_INFORMATION SHOWN:_
------------

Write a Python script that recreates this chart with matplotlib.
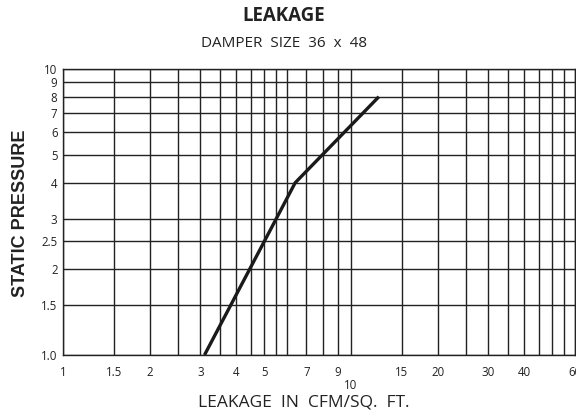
import matplotlib
matplotlib.use("Agg")
import matplotlib.pyplot as plt

# leakage curve (cfm/sq.ft vs static pressure)
leak = [3.1, 6.4, 12.5]
pressure = [1.0, 4.0, 8.0]

x_grid = [1, 1.5, 2, 2.5, 3, 3.5, 4, 4.5, 5, 5.5, 6, 7, 8, 9, 10,
          15, 20, 25, 30, 35, 40, 45, 50, 55, 60]
x_labels = {1: "1", 1.5: "1.5", 2: "2", 3: "3", 4: "4", 5: "5", 7: "7",
            9: "9", 10: "\n10", 15: "15", 20: "20", 30: "30", 40: "40", 60: "60"}
y_grid = [1, 1.5, 2, 2.5, 3, 4, 5, 6, 7, 8, 9, 10]
y_labels = ["1.0", "1.5", "2", "2.5", "3", "4", "5", "6", "7", "8", "9", "10"]

plt.rcParams['font.family'] = ['Open Sans', 'DejaVu Sans']

fig = plt.figure(figsize=(5.76, 4.11), dpi=100)
ax = fig.add_axes([0.1094, 0.1363, 0.8889, 0.6958])

ax.set_xscale("log")
ax.set_yscale("log")
ax.set_xlim(1, 60)
ax.set_ylim(1, 10)

ax.set_xticks(x_grid, labels=[x_labels.get(v, "") for v in x_grid])
ax.set_yticks(y_grid, labels=y_labels)
ax.minorticks_off()
ax.tick_params(length=0, labelsize=8.3, colors="#222222")
ax.tick_params(axis="x", pad=8)
ax.tick_params(axis="y", pad=4)
for lab in ax.get_xticklabels():
    lab.set_linespacing(0.95)
ax.grid(True, color="#222222", lw=1.0)
ax.set_axisbelow(True)
for s in ax.spines.values():
    s.set_color("#222222")
    s.set_linewidth(1.0)

ax.plot(leak, pressure, color="#1a1a1a", lw=2.4, solid_capstyle="butt")

fig.text(0.493, 0.962, "LEAKAGE", ha="center", va="center",
         fontsize=13.5, fontweight="bold", color="#222222")
fig.text(0.493, 0.895, "DAMPER  SIZE  36  x  48", ha="center", va="center",
         fontsize=11, color="#222222")
fig.text(0.035, 0.481, "STATIC PRESSURE", rotation=90, ha="center", va="center",
         fontsize=13, fontweight="bold", color="#222222",
         family=["Liberation Sans", "DejaVu Sans"])
fig.text(0.527, 0.021, "LEAKAGE  IN  CFM/SQ.  FT.", ha="center", va="center",
         fontsize=12.5, color="#222222")

fig.savefig("out.png", dpi=100, facecolor="white")
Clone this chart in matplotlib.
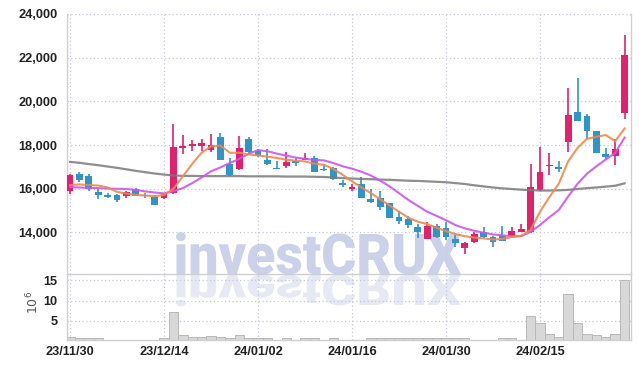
# Candlestick chart with moving averages and volume panel
import numpy as np
import matplotlib.pyplot as plt
from matplotlib.textpath import TextPath
from matplotlib.patches import PathPatch
from matplotlib.font_manager import FontProperties
from matplotlib.transforms import Affine2D
from matplotlib.ticker import FuncFormatter

# data (trading days 23/11/30 .. 24/02/29)
opens = [15880, 16690, 16600, 15860, 15700, 15720, 15680, 16000, 15720, 15620,
         15600, 15830, 17870, 17970, 17950, 17760, 18350, 17140, 16920, 18300,
         17750, 17330, 16970, 17030, 17290, 17340, 17430, 16920, 16970, 16260,
         15990, 16240, 15540, 15570, 15340, 14710, 14620, 14250, 13710, 14280,
         14200, 13680, 13310, 13570, 14000, 13790, 13830, 13830, 14030, 14000,
         15950, 17030, 17010, 18130, 19500, 19350, 18630, 17570, 17490, 19470]
highs = [16680, 16780, 16680, 16000, 15830, 15770, 15900, 16030, 15790, 15700,
         15830, 18980, 18450, 18240, 18300, 18520, 18550, 17400, 18410, 18390,
         17840, 17830, 17250, 17670, 17400, 17650, 17480, 17150, 16990, 16420,
         16230, 16520, 15990, 15910, 15360, 15000, 14770, 14390, 14460, 14390,
         14490, 13880, 13550, 14000, 14230, 13850, 14310, 14230, 14400, 17140,
         17930, 17650, 17290, 20590, 21050, 19410, 18650, 17880, 18260, 23050]
lows = [15770, 16330, 15880, 15550, 15580, 15400, 15600, 15650, 15580, 15260,
        15550, 15770, 17570, 17750, 17750, 17690, 17300, 16600, 16840, 17650,
        17450, 17070, 16900, 16970, 17050, 17320, 16760, 16800, 16400, 16060,
        15880, 15560, 15340, 15050, 14650, 14390, 14200, 13730, 13710, 13740,
        13650, 13340, 13000, 13540, 13770, 13340, 13600, 13750, 14000, 13960,
        15900, 16610, 16780, 17670, 19100, 18290, 17630, 17340, 17110, 19180]
closes = [16640, 16410, 16000, 15700, 15620, 15470, 15850, 15680, 15650, 15280,
          15760, 17900, 17950, 18030, 18080, 17990, 17340, 16610, 17880, 17690,
          17490, 17150, 16910, 17230, 17170, 17400, 16780, 16860, 16450, 16180,
          16090, 15590, 15400, 15170, 14680, 14530, 14340, 14000, 14280, 13790,
          13800, 13500, 13500, 13950, 13800, 13570, 13620, 14060, 14160, 16080,
          16770, 17100, 16890, 19390, 19100, 18640, 17630, 17440, 17800, 22130]

ma5 = [16170, 16200, 16170, 16150, 16060, 15860, 15780, 15720, 15690, 15660,
       15720, 16000, 16570, 17140, 17650, 17940, 17980, 17650, 17650, 17570,
       17530, 17470, 17410, 17330, 17290, 17250, 17150, 17100, 16910, 16640,
       16340, 16060, 15800, 15520, 15230, 14950, 14680, 14490, 14390, 14220,
       14060, 13930, 13830, 13770, 13730, 13680, 13700, 13790, 13850, 14110,
       14950, 15620, 16230, 17260, 17870, 18290, 18380, 18460, 18180, 18760]
ma10 = [16080, 16060, 16040, 16030, 16010, 16000, 15990, 15950, 15880, 15830,
        15790, 15890, 16030, 16260, 16520, 16800, 16980, 17180, 17370, 17600,
        17770, 17720, 17610, 17520, 17430, 17370, 17320, 17300, 17180, 17030,
        16920, 16780, 16610, 16370, 16110, 15800, 15490, 15220, 14950, 14760,
        14560, 14340, 14190, 14080, 13990, 13910, 13870, 13830, 13830, 14030,
        14340, 14700, 15030, 15650, 16230, 16690, 17030, 17340, 17640, 18340]
ma_long = [17230, 17190, 17130, 17080, 17020, 16960, 16890, 16820, 16760, 16700,
           16650, 16610, 16590, 16590, 16580, 16580, 16580, 16580, 16580, 16570,
           16570, 16570, 16570, 16560, 16560, 16560, 16550, 16540, 16520, 16490,
           16470, 16450, 16440, 16420, 16410, 16390, 16370, 16360, 16340, 16320,
           16300, 16260, 16220, 16160, 16110, 16060, 16020, 15990, 15960, 15940,
           15920, 15920, 15930, 15950, 15990, 16030, 16060, 16100, 16140, 16250]

volume = [0.9, 0.7, 0.7, 0.7, 0.3, 0.3, 0.3, 0.3, 0.3, 0.3,
          0.8, 7.2, 1.5, 1.1, 1.1, 1.35, 1.1, 0.85, 1.6, 0.85,
          0.8, 0.7, 0.3, 0.8, 0.3, 0.8, 0.8, 0.3, 0.8, 0.3,
          0.3, 0.3, 0.8, 0.8, 0.8, 0.8, 0.8, 0.8, 0.8, 0.8,
          0.8, 0.8, 0.8, 0.3, 0.3, 0.3, 0.8, 0.8, 0.3, 6.3,
          4.6, 1.8, 1.1, 11.7, 4.5, 1.8, 1.5, 1.0, 1.8, 15.0]

tick_pos = [0, 10, 20, 30, 40, 50]
tick_labels = ['23/11/30', '23/12/14', '24/01/02', '24/01/16', '24/01/30', '24/02/15']

UP = '#e2206c'
DOWN = '#2f95c8'
GRID = '#c6c9de'
SPINE = '#cfcfcf'
TICKFONT = dict(family=['Liberation Sans', 'DejaVu Sans'], weight='bold', size=9.2)

o = np.array(opens); c = np.array(closes)
h = np.array(highs); l = np.array(lows)
x = np.arange(len(o))
cols = [UP if cc >= oo else DOWN for oo, cc in zip(o, c)]

fig = plt.figure(figsize=(6.39, 3.68), dpi=100)
ax = fig.add_axes([0.1049, 0.2554, 0.8818, 0.7066])
axv = fig.add_axes([0.1049, 0.0774, 0.8818, 0.178], sharex=ax)

# watermark + reflection behind everything
fp = FontProperties(family=['Roboto', 'DejaVu Sans'], weight=900)
tp = TextPath((0, 0), 'investCRUX', size=1, prop=fp)
bb = tp.get_extents()
cap = TextPath((0, 0), 'X', size=1, prop=fp).get_extents().height
sx = 285 / bb.width
sy = 40 / cap
base_y = 368 - 274
tr = Affine2D().translate(-bb.x0, 0).scale(sx, sy).translate(176, base_y)
fig.add_artist(PathPatch(tp, transform=tr, fc='#cbd1e8', ec='none', zorder=-2))
tr2 = Affine2D().translate(-bb.x0, 0).scale(sx, -sy * 0.75).translate(176, base_y - 1)
fig.add_artist(PathPatch(tp, transform=tr2, fc='#e6e9f3', ec='none', zorder=-2))

for a in (ax, axv):
    a.set_facecolor('none')

# candles
ax.vlines(x, l, h, colors=cols, lw=1.2, zorder=2)
body = np.maximum(np.abs(c - o), 60)
ax.bar(x, body, bottom=np.minimum(o, c), width=0.72, color=cols, zorder=3)

# moving averages
ax.plot(x, ma_long, color='#7a7a7a', lw=1.6, alpha=0.85, zorder=4)
ax.plot(x, ma10, color='#cc55ee', lw=1.5, alpha=0.9, zorder=4)
ax.plot(x, ma5, color='#f0884e', lw=1.5, alpha=0.9, zorder=4)

ax.set_ylim(12100, 24000)
ax.set_yticks(range(14000, 24001, 2000))
ax.yaxis.set_major_formatter(FuncFormatter(lambda v, p: f'{int(v):,}'))
ax.set_xlim(-0.32, 59.63)
ax.set_xticks(tick_pos)
ax.tick_params(axis='x', labelbottom=False, length=0)
ax.tick_params(axis='y', length=0, pad=7, labelcolor='#222222')
for lab in ax.get_yticklabels():
    lab.set(**TICKFONT)
ax.grid(True, ls=(0, (1, 2)), color=GRID, lw=0.9)
ax.spines['top'].set_visible(False)
for s in ('left', 'right', 'bottom'):
    ax.spines[s].set_color(SPINE)
    ax.spines[s].set_linewidth(1.0)

# volume
axv.bar(x, volume, width=1.0, color='#d8d8d8', edgecolor='#b9b9b9', lw=0.7, zorder=2)
axv.set_ylim(0.4, 16.6)
axv.set_yticks([5, 10, 15])
axv.set_xticks(tick_pos)
axv.set_xticklabels(tick_labels)
axv.tick_params(axis='both', length=0, labelcolor='#222222')
axv.tick_params(axis='y', pad=7)
axv.tick_params(axis='x', pad=5)
for lab in axv.get_yticklabels() + axv.get_xticklabels():
    lab.set(**TICKFONT)
axv.grid(True, ls=(0, (1, 2)), color=GRID, lw=0.9)
axv.spines['top'].set_visible(False)
for s in ('left', 'right', 'bottom'):
    axv.spines[s].set_color(SPINE)
    axv.spines[s].set_linewidth(1.0)

fig.text(0.052, 0.177, r'$10^6$', rotation=90, ha='center', va='center',
         fontsize=9, color='#555555')

fig.savefig('out.png', dpi=100)
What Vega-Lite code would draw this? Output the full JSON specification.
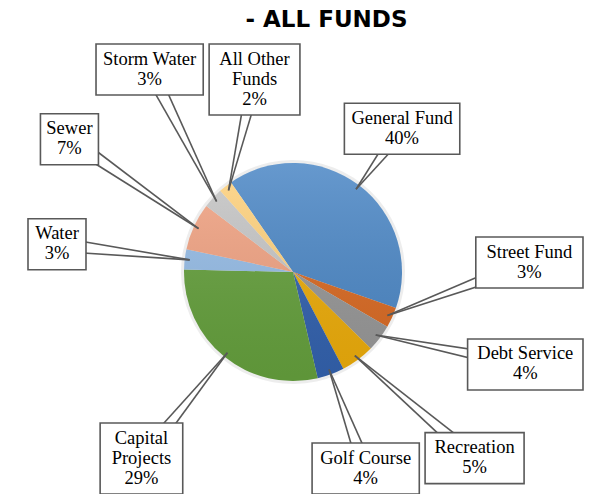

------------

_WHAT THE TASK REQUIRES:_ Only the lines from the one with "Clone this chart in matplotlib." through the one with "from matplotlib.ticker import FuncFormatter" belong in your copy; retype them exactly and drop any pictures.

_REPLY:_
Clone this chart in matplotlib.
# Candlestick chart with moving averages and volume panel
import numpy as np
import matplotlib.pyplot as plt
from matplotlib.textpath import TextPath
from matplotlib.patches import PathPatch
from matplotlib.font_manager import FontProperties
from matplotlib.transforms import Affine2D
from matplotlib.ticker import FuncFormatter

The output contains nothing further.